As a massive fan of James Bond, in 2016 I will be really looking forward to discovering who the next James Bond is going to be.
With that in mind, here is my list of candidates for the role:
1 Jason Statham. England’s finest actor since Lord Olivier.
2 Eddie Izzard, England’s finest transvestite since the Widow Twankie.
3 Hermione Granger, England’s finest snotty little brat.
4 Jeremy Corbyn, England’s finest leader of the Labour Party who’s going to be out of a job soon.
5 England’s finest up and coming actor who can say that his ‘interpretation of Bond will be far more gritty, realistic and in keeping with Fleming’s original character.’
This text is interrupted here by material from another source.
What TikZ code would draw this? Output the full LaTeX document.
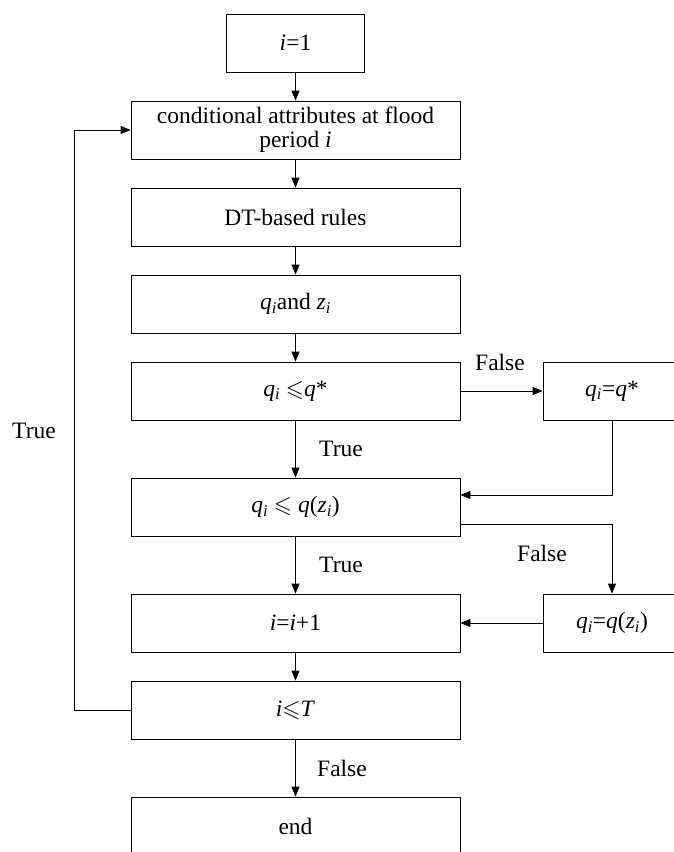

 If by ‘massive fan’ here we mean ‘someone who couldn’t care less about, and who hasn’t seen the films of...’
 Forward-slash Peregrine Carruthers.
 Six months after everyone else.
 If by ‘actor’ here we mean ‘a man who can beat the shit out of everyone in the room, even if they are armed with machine-guns, he is armed only with arms, and they outnumber him at least eight-to-one.’
 If by ‘Hermione Granger’ here we mean ‘Emma Watson’.
 Who has been very quiet since the heady days of ‘Steptoe’.
 If by ‘character’ here we mean ‘embarrassing anachronism’.